To do:
Print exactly the lines from the first one down to the line that contains "const mk = (arr: number[][]): P[]", both included, and skip the pictures.

Collected data:
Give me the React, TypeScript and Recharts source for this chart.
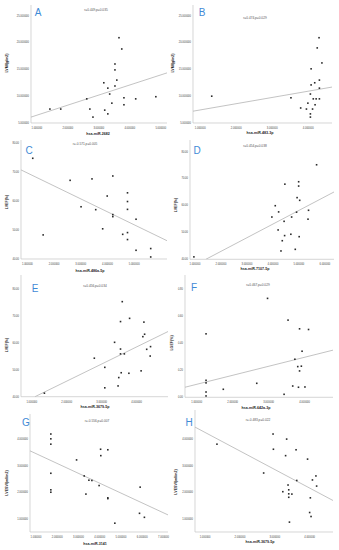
import React from 'react';
import { ScatterChart, Scatter, XAxis, YAxis } from 'recharts';

type P = { x: number; y: number };
const mk = (arr: number[][]): P[] => arr.map(([x, y]) => ({ x, y }));

// ---- Panel A ----
const pointsA = mk([[1.42,7.6],[1.77,7.6],[2.61,9.5],[2.71,7.6],[2.81,6.1],[3.16,12.5],[3.19,7.4],[3.29,11.5],[3.29,6.7],[3.35,10.4],[3.42,8.7],[3.52,16.0],[3.52,14.9],[3.52,11.9],[3.58,13.0],[3.65,20.9],[3.74,18.8],[3.81,9.7],[3.81,8.4],[4.19,9.5],[4.84,9.9]]);
const fitA = mk([[0.81,6.1],[5.23,14.4]]);
// ---- Panel B ----
const pointsB = mk([[1.32,10.0],[3.52,9.7],[3.79,7.8],[3.95,7.6],[3.99,8.7],[4.06,10.4],[4.08,12.1],[4.08,15.1],[4.06,6.7],[4.06,6.1],[4.12,7.6],[4.14,9.5],[4.18,12.5],[4.19,8.4],[4.22,9.5],[4.25,19.0],[4.30,20.9],[4.31,13.0],[4.31,11.5],[4.31,9.5],[4.38,16.2]]);
const fitB = mk([[0.80,7.2],[4.66,11.7]]);
// ---- Panel C ----
const pointsC = mk([[1.20,74.7],[1.59,48.3],[2.60,67.1],[3.01,58.0],[3.42,67.6],[3.56,57.0],[3.82,50.4],[3.99,61.7],[4.20,68.6],[4.20,55.3],[4.20,54.6],[4.57,48.5],[4.75,62.8],[4.75,59.8],[4.75,57.1],[4.75,49.1],[4.75,46.7],[5.07,53.7],[5.07,43.0],[5.62,43.6],[5.62,40.7]]);
const fitC = mk([[0.76,70.7],[6.23,46.3]]);
// ---- Panel D ----
const pointsD = mk([[0.96,40.9],[4.31,43.1],[4.36,46.9],[4.45,48.8],[4.20,50.9],[3.96,55.7],[4.43,54.1],[4.22,57.6],[4.09,59.9],[4.46,67.9],[4.69,49.3],[4.72,55.7],[4.86,43.7],[4.91,57.5],[4.93,62.9],[4.99,68.8],[4.99,67.2],[5.03,61.9],[5.01,48.4],[5.35,54.9],[5.37,58.2],[5.68,75.1]]);
const fitD = mk([[1.42,40],[6.35,65.0]]);
// ---- Panel E ----
const pointsE = mk([[1.36,41.3],[2.79,54.3],[3.09,50.9],[3.09,43.3],[3.37,60.2],[3.47,44.0],[3.49,47.1],[3.54,57.7],[3.54,55.9],[3.54,67.9],[3.56,48.9],[3.59,75.3],[3.65,55.9],[3.78,48.7],[3.80,69.1],[4.13,49.6],[4.18,62.3],[4.21,67.7],[4.23,63.2],[4.29,57.6],[4.39,55.1],[4.40,58.6]]);
const fitE = mk([[1.09,40],[4.90,64.2]]);
// ---- Panel F ----
const pointsF = mk([[1.26,0.467],[1.26,0.125],[1.26,0.106],[1.26,0.039],[1.26,0.010],[1.74,0.059],[2.67,0.103],[2.97,0.728],[3.43,0.022],[3.54,0.568],[3.67,0.083],[3.73,0.280],[3.81,0.226],[3.83,0.074],[3.86,0.504],[3.86,0.194],[3.91,0.229],[3.93,0.339],[4.01,0.076],[4.11,0.499]]);
const fitF = mk([[0.675,0.074],[4.79,0.347]]);
// ---- Panel G ----
const pointsG = mk([[1.70,4.19],[1.70,4.01],[1.70,3.81],[1.70,2.72],[1.70,2.10],[1.70,2.01],[2.91,3.22],[3.27,2.62],[3.35,1.94],[3.49,2.46],[3.63,2.45],[3.97,2.26],[4.04,3.62],[4.05,3.38],[4.38,3.60],[4.38,1.80],[4.38,1.77],[4.71,0.85],[5.90,2.20],[5.87,1.22],[6.10,1.07]]);
const fitG = mk([[0.72,3.56],[7.21,1.16]]);
// ---- Panel H ----
const pointsH = mk([[1.34,3.81],[2.68,2.73],[2.95,4.19],[2.96,3.62],[3.23,2.03],[3.31,3.38],[3.34,4.00],[3.38,2.28],[3.40,2.10],[3.40,1.95],[3.40,1.82],[3.49,1.94],[3.42,0.89],[3.61,3.60],[3.63,2.45],[3.94,3.25],[4.00,1.25],[4.02,1.80],[4.04,1.10],[4.08,2.47],[4.18,2.62],[4.20,2.24]]);
const fitH = mk([[0.71,4.45],[4.67,1.70]]);

const ticksLVMI = [5, 10, 15, 20, 25];
const ticksLVEF = [40, 50, 60, 70, 80];
const ticksLGEF = [0, 0.2, 0.4, 0.6, 0.8];
const ticksLVESV = [1, 2, 3, 4];
const ticksX4 = [1, 2, 3, 4];
const ticksX5 = [1, 2, 3, 4, 5];
const ticksX6 = [1, 2, 3, 4, 5, 6];
const ticksX7 = [1, 2, 3, 4, 5, 6, 7];

const letters = ['A', 'B', 'C', 'D', 'E', 'F', 'G', 'H'];
const stats = ['r=0.449,p=0.035', 'r=0.474,p=0.029', 'r=-0.571,p=0.005', 'r=0.454,p=0.038', 'r=0.456,p=0.034', 'r=0.467,p=0.029', 'r=-0.556,p=0.007', 'r=-0.483,p=0.022'];
const xTitles = ['hsa-miR-2682', 'hsa-miR-483-3p', 'hsa-miR-486a-5p', 'hsa-miR-7107-5p', 'hsa-miR-3679-5p', 'hsa-miR-642a-3p', 'hsa-miR-3141', 'hsa-miR-3679-5p'];
const yTitles = ['LVMI(g/m2)', 'LVMI(g/m2)', 'LVEF(%)', 'LVEF(%)', 'LVEF(%)', 'LGEF(%)', 'LVESVI(ml/m2)', 'LVESVI(ml/m2)'];

type Cfg = {
  px: number; py: number; w: number; h: number;
  l: number; t: number; r: number; b: number;
  xd: [number, number]; yd: [number, number];
  xt: number[]; yt: number[]; yf: number;
  pts: P[]; fit: P[];
  letter: [number, number]; stat: [number, number]; xTitle: [number, number]; yTitle: [number, number];
};

const panels: Cfg[] = [
  { px: 0, py: 0, w: 170, h: 140, l: 31, t: 5, r: 167, b: 123, xd: [0.81, 5.2], yd: [5, 27], xt: ticksX5, yt: ticksLVMI, yf: 6, pts: pointsA, fit: fitA, letter: [38, 13], stat: [96, 11], xTitle: [98, 135], yTitle: [8, 63] },
  { px: 170, py: 0, w: 169, h: 140, l: 23, t: 5, r: 162, b: 123, xd: [0.8, 4.66], yd: [5, 27], xt: ticksX4, yt: ticksLVMI, yf: 6, pts: pointsB, fit: fitB, letter: [32, 13], stat: [85, 19], xTitle: [90, 134], yTitle: [4, 63] },
  { px: 0, py: 140, w: 170, h: 135, l: 21, t: 0, r: 167, b: 119, xd: [0.76, 6.23], yd: [40, 81], xt: ticksX5, yt: ticksLVEF, yf: 2, pts: pointsC, fit: fitC, letter: [29, 11], stat: [85, 5], xTitle: [90, 132], yTitle: [8, 62] },
  { px: 170, py: 140, w: 169, h: 135, l: 20, t: 0, r: 164, b: 119.3, xd: [0.81, 6.35], yd: [40, 84.3], xt: ticksX6, yt: ticksLVEF, yf: 2, pts: pointsD, fit: fitD, letter: [27, 11], stat: [85, 7], xTitle: [85, 130], yTitle: [7, 65] },
  { px: 0, py: 275, w: 170, h: 135, l: 21, t: 0, r: 168, b: 121.7, xd: [0.69, 4.9], yd: [40, 85.2], xt: ticksX4, yt: ticksLVEF, yf: 2, pts: pointsE, fit: fitE, letter: [35, 14], stat: [95, 12], xTitle: [95, 133], yTitle: [8, 70] },
  { px: 170, py: 275, w: 169, h: 135, l: 15, t: 0, r: 163, b: 122.3, xd: [0.675, 4.79], yd: [0, 0.9], xt: ticksX4, yt: ticksLGEF, yf: 2, pts: pointsF, fit: fitF, letter: [24, 13], stat: [88, 11], xTitle: [86, 134], yTitle: [3, 68] },
  { px: 0, py: 410, w: 170, h: 140, l: 30, t: 4, r: 168, b: 122, xd: [0.72, 7.21], yd: [0.52, 4.94], xt: ticksX7, yt: ticksLVESV, yf: 6, pts: pointsG, fit: fitG, letter: [26, 13], stat: [97, 12], xTitle: [95, 135], yTitle: [8, 73] },
  { px: 170, py: 410, w: 169, h: 140, l: 25, t: 0, r: 163, b: 122, xd: [0.71, 4.67], yd: [0.52, 5.09], xt: ticksX4, yt: ticksLVESV, yf: 6, pts: pointsH, fit: fitH, letter: [19, 13], stat: [88, 11], xTitle: [90, 133], yTitle: [7, 72] },
];

const FONT = '"Liberation Sans", Arial, sans-serif';
const Dot = (p: any) => <rect x={p.cx - 0.8} y={p.cy - 0.8} width={1.6} height={1.6} fill="#2a2a2a" />;
const NoDot = () => <g />;

function Panel({ c, i }: { c: Cfg; i: number }) {
  const tickStyle = { fontSize: 2.6, fill: '#444', fontFamily: FONT };
  return (
    <div style={{ position: 'absolute', left: c.px, top: c.py, width: c.w, height: c.h }}>
      <ScatterChart width={c.w} height={c.h} margin={{ left: c.l - 1, top: c.t, right: c.w - c.r, bottom: c.h - c.b - 1 }}>
        <XAxis type="number" dataKey="x" domain={c.xd} ticks={c.xt} allowDataOverflow height={1}
          tick={tickStyle} tickLine={false} tickSize={0} tickMargin={4}
          axisLine={{ stroke: '#c4c4c4', strokeWidth: 0.7 }} tickFormatter={(v: number) => v.toFixed(6)} />
        <YAxis type="number" dataKey="y" domain={c.yd} ticks={c.yt} allowDataOverflow width={1}
          tick={tickStyle} tickLine={false} tickSize={0} tickMargin={2}
          axisLine={{ stroke: '#c4c4c4', strokeWidth: 0.7 }} tickFormatter={(v: number) => v.toFixed(c.yf)} />
        <Scatter data={c.fit} line={{ stroke: '#b4b4b4', strokeWidth: 0.8 }} shape={NoDot} isAnimationActive={false} legendType="none" />
        <Scatter data={c.pts} shape={Dot} isAnimationActive={false} legendType="none" />
      </ScatterChart>
      <div style={{ position: 'absolute', left: c.letter[0], top: c.letter[1], transform: 'translate(-50%,-50%)', color: '#3f8ad6', fontSize: 10, fontFamily: FONT, lineHeight: 1 }}>{letters[i]}</div>
      <div style={{ position: 'absolute', left: c.stat[0], top: c.stat[1], transform: 'translate(-50%,-50%)', color: '#555', fontSize: 3.2, fontFamily: FONT, whiteSpace: 'nowrap', lineHeight: 1 }}>{stats[i]}</div>
      <div style={{ position: 'absolute', left: c.xTitle[0], top: c.xTitle[1], transform: 'translate(-50%,-50%)', color: '#222', fontSize: 3.6, fontWeight: 'bold', fontFamily: FONT, whiteSpace: 'nowrap', lineHeight: 1 }}>{xTitles[i]}</div>
      <div style={{ position: 'absolute', left: c.yTitle[0], top: c.yTitle[1], transform: 'translate(-50%,-50%) rotate(-90deg)', color: '#222', fontSize: 3.6, fontWeight: 'bold', fontFamily: FONT, whiteSpace: 'nowrap', lineHeight: 1 }}>{yTitles[i]}</div>
    </div>
  );
}

export default function App() {
  return (
    <div style={{ position: 'absolute', left: 0, top: 0, width: 339, height: 550, background: '#fff', overflow: 'hidden' }}>
      {panels.map((c, i) => <Panel key={i} c={c} i={i} />)}
    </div>
  );
}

Exercise result:
Give me the React, TypeScript and Recharts source for this chart.
import React from 'react';
import { ScatterChart, Scatter, XAxis, YAxis } from 'recharts';

type P = { x: number; y: number };
const mk = (arr: number[][]): P[] => arr.map(([x, y]) => ({ x, y }));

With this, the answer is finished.